Dispositif, as we have discussed previously, are integral to processes of subjectification. I would assume therefore, that experiences of temporality can be grounded in how temporality is expressed within the various components (discourses, technologies, architectures, etc.) comprising the assemblage of the dispositif. However, dispositif, as we have also discussed, are thoroughly heterogeneous in character. If we take, for example, just some of the technologies operating within the contemporary security dispositif we find technologies of preparedness and anticipation--which operate according to temporalities of radically contingent futures--operating alongside, and in many cases are dependent for their functioning, upon technologies of law and (actuarial-based) insurance--which operate according to conservative temporalities which posit futures based on extrapolations from the past. These multiple technologies, expressing divergent temporalities, would suggest that the temporal experience of a subject is always underdetermined, and never final, which would in turn discourage broad claims from us, as analysts, of a universal experience of temporality for a subject or society (a claim which Andrew was right to check me on in my previous post). Instead of seeking to explicate the temporal experience itself, we could instead inquire into the effects that evolutionary trends in the composition of dispositif have on the ways in which temporality is experienced by the subject. I’m thinking here, as an example, of Brian Rotman’s recent book Becoming Beside Ourselves which investigates the impact that the proliferation of digital technologies have had on human subjectivity, including experiences of temporality.

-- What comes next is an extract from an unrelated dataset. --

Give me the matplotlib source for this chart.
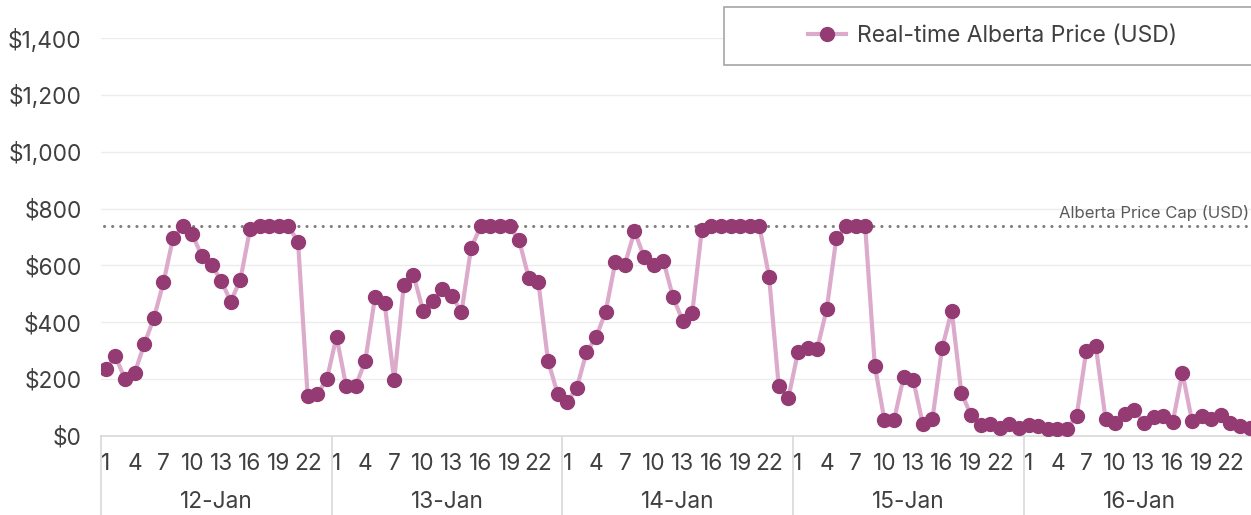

Finally, thinking about the temporalities embedded within specific technologies and practices should encourage us in turn to reflect upon the specific temporality operationalized by genealogy (which is of course itself a historically-contingent practice). Here Colwell’s article ‘Deleuze and Foucault: Series, Event, Genealogy’ offers a very persuasive argument that genealogy operationalizes a Deleuzian understanding of time and temporality. In particular, I really like the way in which Colwell describes genealogy as a counter-actualization of the meaning given to (historical) events. Thinking about the temporality expressed by genealogy helps us therefore to understand its strategic function. It should also however press us to ask about its limits. I’m not suggesting here that genealogy is in any way becoming redundant, however I do wonder what happens to genealogy when the temporality it operates in accordance with (if this is in fact Deleuzian) is shared with many of the technologies which it seeks to investigate (all those anticipatory and preemptive technologies which assume complex, non-linear and thus radically contingent futures)? Does genealogy lose something when the past is increasingly no longer considered a repository of lessons learned for dealing with future threats? Am I being wholly overdramatic?
Ok, lots more to say on this, but I have some last minute xmas shopping to attend to. As always, looking forward to your responses and hoping you the happiest of holidays!